D) Hybrid inheritance

Answer: D) Hybrid inheritance

5.Which mechanism does Java provide as an alternative to multiple inheritance?

A) Abstract classes

B) Interfaces

C) Default methods

D) Superclasses

Answer: B) Interfaces

6. What is the diamond problem in the context of multiple inheritance?

A) Confusion in diamond-shaped class diagrams

B) Confusion when accessing inherited members from multiple superclasses

C) Conflict resolution between superclass methods

D) Ambiguity in calling constructors of multiple superclasses

Answer: B) Confusion when accessing inherited members from multiple superclasses

7. Which version of Java introduced default methods in interfaces?

A) Java 6

B) Java 7

C) Java 8

D) Java 9

Answer: C) Java 8

8. In the context of inheritance, what does the Liskov Substitution Principle (LSP) state?

A) Subclasses must provide their own implementation of superclass methods.

B) Subclasses must be substitutable for their superclass without altering the correctness of the program.

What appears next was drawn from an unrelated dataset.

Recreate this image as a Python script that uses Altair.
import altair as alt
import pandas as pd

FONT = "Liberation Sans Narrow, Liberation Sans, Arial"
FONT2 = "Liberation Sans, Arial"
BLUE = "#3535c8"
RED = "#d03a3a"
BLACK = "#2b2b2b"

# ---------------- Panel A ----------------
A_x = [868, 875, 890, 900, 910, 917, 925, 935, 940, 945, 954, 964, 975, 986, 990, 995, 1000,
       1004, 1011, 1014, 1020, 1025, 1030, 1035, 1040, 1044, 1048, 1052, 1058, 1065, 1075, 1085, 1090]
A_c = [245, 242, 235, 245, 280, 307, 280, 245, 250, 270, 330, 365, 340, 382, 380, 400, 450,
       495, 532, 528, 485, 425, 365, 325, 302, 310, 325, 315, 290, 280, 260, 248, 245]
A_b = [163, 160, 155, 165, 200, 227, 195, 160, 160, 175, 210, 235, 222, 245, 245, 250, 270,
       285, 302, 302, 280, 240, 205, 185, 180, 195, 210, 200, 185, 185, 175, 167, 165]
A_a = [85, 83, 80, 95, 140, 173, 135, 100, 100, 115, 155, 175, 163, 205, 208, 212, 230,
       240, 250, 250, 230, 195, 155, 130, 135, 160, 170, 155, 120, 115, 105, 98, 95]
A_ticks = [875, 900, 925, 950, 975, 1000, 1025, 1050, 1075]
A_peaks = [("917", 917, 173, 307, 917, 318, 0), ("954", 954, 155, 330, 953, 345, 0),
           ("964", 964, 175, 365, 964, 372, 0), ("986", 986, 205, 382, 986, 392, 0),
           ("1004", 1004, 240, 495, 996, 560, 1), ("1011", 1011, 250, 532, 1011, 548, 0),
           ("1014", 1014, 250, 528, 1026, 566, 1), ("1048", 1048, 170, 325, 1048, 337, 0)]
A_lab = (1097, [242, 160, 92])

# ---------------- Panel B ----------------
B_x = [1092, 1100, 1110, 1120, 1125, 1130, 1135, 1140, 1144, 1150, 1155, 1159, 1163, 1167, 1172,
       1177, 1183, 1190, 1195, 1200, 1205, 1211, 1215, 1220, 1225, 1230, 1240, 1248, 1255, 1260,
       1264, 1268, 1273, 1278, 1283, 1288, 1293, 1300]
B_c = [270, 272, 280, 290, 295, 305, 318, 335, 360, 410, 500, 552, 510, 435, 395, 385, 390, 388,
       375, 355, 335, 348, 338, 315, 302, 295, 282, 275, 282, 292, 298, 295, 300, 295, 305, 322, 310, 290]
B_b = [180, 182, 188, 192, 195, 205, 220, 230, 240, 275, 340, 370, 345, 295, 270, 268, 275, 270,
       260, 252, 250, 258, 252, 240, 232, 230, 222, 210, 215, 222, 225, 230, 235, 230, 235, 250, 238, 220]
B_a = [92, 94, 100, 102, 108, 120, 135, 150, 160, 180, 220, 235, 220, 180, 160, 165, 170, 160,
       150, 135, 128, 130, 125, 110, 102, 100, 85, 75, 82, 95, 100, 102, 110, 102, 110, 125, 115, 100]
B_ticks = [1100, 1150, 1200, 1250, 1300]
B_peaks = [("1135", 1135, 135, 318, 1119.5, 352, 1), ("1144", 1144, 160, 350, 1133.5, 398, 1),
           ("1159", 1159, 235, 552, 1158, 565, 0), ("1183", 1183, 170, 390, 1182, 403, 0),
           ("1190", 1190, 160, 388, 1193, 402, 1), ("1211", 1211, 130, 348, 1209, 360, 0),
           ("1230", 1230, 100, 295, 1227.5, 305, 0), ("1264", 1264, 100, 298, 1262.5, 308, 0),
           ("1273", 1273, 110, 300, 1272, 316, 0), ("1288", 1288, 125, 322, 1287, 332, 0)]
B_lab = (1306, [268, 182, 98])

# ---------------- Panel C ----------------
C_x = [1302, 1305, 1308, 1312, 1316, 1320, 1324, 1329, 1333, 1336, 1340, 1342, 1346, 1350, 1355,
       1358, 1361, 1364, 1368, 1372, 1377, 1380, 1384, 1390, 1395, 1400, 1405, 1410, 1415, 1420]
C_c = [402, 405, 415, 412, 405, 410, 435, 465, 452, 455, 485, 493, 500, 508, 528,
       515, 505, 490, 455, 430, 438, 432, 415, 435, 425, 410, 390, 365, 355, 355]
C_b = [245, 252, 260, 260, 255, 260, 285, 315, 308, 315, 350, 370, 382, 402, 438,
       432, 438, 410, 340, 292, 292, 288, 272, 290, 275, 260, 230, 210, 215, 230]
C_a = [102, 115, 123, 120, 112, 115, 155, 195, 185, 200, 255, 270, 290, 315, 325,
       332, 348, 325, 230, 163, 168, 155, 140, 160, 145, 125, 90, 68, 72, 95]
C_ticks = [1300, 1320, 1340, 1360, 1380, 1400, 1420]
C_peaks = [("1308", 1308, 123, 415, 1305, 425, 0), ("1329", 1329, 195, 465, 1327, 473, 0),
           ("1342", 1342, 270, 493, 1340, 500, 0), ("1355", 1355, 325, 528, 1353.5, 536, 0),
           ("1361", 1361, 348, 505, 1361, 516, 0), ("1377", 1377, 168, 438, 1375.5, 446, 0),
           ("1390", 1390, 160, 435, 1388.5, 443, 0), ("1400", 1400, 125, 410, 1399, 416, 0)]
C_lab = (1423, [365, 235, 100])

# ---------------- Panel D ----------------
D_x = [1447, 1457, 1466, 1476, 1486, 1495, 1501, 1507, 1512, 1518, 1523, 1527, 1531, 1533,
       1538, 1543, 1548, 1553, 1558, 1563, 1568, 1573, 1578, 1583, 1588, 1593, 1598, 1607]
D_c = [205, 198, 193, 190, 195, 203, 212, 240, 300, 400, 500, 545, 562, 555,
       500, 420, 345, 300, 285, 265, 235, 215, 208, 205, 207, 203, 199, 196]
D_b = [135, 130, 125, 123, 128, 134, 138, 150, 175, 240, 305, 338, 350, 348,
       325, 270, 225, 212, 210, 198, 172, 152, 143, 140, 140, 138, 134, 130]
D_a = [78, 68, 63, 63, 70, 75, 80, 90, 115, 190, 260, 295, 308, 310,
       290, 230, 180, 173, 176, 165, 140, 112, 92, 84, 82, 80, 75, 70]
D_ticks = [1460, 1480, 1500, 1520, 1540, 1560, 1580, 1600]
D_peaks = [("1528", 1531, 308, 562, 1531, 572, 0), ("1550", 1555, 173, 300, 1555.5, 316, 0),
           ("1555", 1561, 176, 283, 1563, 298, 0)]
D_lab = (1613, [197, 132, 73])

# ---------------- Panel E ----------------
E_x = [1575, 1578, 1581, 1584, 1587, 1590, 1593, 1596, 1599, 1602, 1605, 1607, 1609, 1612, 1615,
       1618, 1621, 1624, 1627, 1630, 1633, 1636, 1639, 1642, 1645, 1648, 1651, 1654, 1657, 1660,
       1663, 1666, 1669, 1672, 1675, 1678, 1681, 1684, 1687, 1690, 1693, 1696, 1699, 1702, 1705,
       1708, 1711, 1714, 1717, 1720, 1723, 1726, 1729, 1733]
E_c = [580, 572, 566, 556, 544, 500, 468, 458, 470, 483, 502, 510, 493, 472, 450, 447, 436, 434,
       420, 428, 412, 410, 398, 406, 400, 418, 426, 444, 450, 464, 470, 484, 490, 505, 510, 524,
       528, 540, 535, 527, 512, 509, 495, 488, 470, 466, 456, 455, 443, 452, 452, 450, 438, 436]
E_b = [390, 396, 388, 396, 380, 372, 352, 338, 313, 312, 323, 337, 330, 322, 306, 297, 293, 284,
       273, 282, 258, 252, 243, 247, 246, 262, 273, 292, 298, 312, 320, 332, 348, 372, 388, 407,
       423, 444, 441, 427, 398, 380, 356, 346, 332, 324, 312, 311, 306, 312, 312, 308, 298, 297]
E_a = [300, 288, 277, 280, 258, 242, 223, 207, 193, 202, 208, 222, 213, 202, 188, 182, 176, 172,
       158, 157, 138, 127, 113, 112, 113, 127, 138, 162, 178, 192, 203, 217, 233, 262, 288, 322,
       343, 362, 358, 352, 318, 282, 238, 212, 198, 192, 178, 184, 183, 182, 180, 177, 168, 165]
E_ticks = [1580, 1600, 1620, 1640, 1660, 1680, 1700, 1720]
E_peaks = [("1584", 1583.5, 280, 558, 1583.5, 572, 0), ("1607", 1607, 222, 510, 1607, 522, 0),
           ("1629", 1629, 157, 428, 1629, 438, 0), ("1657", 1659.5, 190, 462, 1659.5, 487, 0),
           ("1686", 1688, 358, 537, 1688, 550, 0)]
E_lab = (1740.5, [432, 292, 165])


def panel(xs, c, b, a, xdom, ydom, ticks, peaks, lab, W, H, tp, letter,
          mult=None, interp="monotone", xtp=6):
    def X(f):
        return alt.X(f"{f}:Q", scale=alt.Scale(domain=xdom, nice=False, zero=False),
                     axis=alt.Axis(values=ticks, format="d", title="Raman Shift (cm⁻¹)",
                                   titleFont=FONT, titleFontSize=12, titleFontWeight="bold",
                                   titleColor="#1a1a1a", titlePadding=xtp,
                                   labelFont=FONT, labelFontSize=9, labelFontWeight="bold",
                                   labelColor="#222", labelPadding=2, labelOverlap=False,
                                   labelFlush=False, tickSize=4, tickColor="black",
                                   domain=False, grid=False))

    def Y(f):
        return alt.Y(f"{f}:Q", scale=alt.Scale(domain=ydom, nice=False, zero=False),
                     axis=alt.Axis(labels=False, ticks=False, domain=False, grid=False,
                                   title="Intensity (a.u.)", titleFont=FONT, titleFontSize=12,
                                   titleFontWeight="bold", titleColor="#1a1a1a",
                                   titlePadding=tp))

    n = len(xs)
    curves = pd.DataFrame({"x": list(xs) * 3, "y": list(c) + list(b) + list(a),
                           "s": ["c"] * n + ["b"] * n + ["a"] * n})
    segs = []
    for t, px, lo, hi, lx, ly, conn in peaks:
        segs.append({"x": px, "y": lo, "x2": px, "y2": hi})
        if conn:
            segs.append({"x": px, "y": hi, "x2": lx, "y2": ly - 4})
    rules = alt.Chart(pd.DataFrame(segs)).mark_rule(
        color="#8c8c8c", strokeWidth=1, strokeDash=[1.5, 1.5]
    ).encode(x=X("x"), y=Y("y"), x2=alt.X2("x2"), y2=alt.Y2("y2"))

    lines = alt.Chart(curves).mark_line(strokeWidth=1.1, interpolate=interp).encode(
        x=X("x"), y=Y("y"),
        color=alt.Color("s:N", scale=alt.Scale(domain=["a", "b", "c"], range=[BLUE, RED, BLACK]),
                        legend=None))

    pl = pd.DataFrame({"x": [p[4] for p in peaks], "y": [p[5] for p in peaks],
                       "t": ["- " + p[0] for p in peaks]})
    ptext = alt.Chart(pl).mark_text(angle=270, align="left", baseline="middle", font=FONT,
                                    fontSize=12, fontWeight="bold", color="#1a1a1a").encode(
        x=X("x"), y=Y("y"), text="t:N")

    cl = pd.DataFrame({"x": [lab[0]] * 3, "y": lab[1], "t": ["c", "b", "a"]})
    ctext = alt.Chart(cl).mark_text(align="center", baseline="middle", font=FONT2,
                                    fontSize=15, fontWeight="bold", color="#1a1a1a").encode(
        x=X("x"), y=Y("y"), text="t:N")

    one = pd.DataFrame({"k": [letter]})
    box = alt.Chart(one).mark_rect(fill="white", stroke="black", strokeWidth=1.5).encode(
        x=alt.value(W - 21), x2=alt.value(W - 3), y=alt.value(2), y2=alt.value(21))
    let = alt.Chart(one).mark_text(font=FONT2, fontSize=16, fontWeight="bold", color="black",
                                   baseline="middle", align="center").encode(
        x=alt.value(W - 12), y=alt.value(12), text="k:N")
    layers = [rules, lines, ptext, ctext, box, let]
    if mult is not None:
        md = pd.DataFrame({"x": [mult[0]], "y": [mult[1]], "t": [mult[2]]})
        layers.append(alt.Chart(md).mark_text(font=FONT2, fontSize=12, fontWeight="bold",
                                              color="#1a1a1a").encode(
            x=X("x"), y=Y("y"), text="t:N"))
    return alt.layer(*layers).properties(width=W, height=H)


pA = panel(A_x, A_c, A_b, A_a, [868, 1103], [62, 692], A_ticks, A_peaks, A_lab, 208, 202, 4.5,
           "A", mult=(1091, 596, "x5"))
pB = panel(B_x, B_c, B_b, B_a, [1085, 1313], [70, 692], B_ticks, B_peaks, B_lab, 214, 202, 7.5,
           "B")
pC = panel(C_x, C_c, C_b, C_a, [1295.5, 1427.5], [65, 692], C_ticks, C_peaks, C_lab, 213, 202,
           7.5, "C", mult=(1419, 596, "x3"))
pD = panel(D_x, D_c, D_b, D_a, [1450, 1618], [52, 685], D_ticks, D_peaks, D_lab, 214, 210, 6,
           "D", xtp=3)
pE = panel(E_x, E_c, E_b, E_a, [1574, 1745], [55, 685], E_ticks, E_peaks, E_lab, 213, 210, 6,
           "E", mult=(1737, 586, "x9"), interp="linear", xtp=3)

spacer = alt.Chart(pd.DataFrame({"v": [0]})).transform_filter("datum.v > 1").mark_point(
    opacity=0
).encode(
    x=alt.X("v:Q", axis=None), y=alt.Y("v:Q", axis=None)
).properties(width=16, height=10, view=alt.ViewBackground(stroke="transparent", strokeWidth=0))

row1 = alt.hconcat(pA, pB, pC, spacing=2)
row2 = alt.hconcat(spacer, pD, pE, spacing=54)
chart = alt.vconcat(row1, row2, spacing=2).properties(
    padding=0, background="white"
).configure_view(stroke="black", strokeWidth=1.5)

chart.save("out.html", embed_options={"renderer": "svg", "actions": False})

C) Subclasses must inherit from a single superclass to avoid ambiguity.

D) Subclasses must implement all methods declared in the superclass.

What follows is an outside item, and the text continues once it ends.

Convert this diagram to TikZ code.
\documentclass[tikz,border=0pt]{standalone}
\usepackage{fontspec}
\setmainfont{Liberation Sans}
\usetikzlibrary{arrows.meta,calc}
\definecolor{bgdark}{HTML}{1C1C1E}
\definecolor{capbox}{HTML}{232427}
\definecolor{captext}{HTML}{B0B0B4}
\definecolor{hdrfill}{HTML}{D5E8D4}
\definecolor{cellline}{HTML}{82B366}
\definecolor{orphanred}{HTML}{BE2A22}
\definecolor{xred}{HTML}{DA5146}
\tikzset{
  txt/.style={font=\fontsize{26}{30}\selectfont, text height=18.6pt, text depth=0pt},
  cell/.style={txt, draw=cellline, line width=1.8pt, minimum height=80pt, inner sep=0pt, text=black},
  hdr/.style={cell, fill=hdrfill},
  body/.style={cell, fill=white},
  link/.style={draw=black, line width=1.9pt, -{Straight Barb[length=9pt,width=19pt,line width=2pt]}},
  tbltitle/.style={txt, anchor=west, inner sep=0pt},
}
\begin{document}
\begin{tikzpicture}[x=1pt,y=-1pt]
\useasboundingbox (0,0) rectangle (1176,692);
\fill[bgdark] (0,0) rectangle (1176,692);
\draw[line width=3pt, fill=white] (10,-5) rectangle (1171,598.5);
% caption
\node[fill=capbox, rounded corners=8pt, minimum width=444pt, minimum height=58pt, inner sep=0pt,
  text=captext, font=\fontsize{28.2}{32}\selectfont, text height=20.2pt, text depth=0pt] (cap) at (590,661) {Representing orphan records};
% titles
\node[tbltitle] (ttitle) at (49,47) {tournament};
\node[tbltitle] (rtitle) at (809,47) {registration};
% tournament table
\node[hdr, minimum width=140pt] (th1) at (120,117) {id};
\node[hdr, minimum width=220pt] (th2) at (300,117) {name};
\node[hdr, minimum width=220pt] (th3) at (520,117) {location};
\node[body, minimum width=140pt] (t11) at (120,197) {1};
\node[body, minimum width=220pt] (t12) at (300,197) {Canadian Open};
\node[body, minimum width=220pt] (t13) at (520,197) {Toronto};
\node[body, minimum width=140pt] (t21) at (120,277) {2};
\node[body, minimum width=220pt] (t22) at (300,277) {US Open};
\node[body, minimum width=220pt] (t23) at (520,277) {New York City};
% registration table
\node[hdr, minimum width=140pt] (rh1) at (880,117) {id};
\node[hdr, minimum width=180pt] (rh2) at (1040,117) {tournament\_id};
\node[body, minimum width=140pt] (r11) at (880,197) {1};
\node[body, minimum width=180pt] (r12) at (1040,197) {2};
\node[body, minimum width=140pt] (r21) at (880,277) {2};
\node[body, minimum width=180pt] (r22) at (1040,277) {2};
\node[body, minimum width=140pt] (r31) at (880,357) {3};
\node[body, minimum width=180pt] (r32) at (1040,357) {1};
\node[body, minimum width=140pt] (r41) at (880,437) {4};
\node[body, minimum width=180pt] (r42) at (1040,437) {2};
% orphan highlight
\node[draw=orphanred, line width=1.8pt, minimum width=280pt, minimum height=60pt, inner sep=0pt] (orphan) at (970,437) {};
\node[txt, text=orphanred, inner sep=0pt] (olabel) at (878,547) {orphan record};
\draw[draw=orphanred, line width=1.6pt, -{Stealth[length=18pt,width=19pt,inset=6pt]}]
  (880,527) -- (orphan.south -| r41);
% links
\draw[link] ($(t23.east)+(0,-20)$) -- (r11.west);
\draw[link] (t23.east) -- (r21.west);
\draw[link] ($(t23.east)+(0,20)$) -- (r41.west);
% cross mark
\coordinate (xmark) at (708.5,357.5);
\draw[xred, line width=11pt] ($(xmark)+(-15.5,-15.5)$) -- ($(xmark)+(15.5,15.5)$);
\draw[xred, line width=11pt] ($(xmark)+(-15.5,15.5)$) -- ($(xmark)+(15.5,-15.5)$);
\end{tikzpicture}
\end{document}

Answer: B) Subclasses must be substitutable for their superclass without altering the correctness of the program.

9. Which of the following statements regarding hybrid inheritance is true?

A) It involves inheritance only from multiple superclasses.

B) It involves inheritance only from a single superclass.

C) It involves a combination of class inheritance and interface implementation.

D) It involves a combination of multiple inheritance and hierarchical inheritance.

Answer: C) It involves a combination of class inheritance and interface implementation.

Conclusion:

In conclusion, inheritance serves as a fundamental concept in Java programming, enabling the creation of flexible, modular, and maintainable codebases. By understanding the principles of inheritance and adhering to best practices, developers can leverage its power to build scalable and robust applications. Embrace inheritance as a tool for code reuse, extensibility, and polymorphic behavior, unlocking the true potential of object-oriented programming in Java.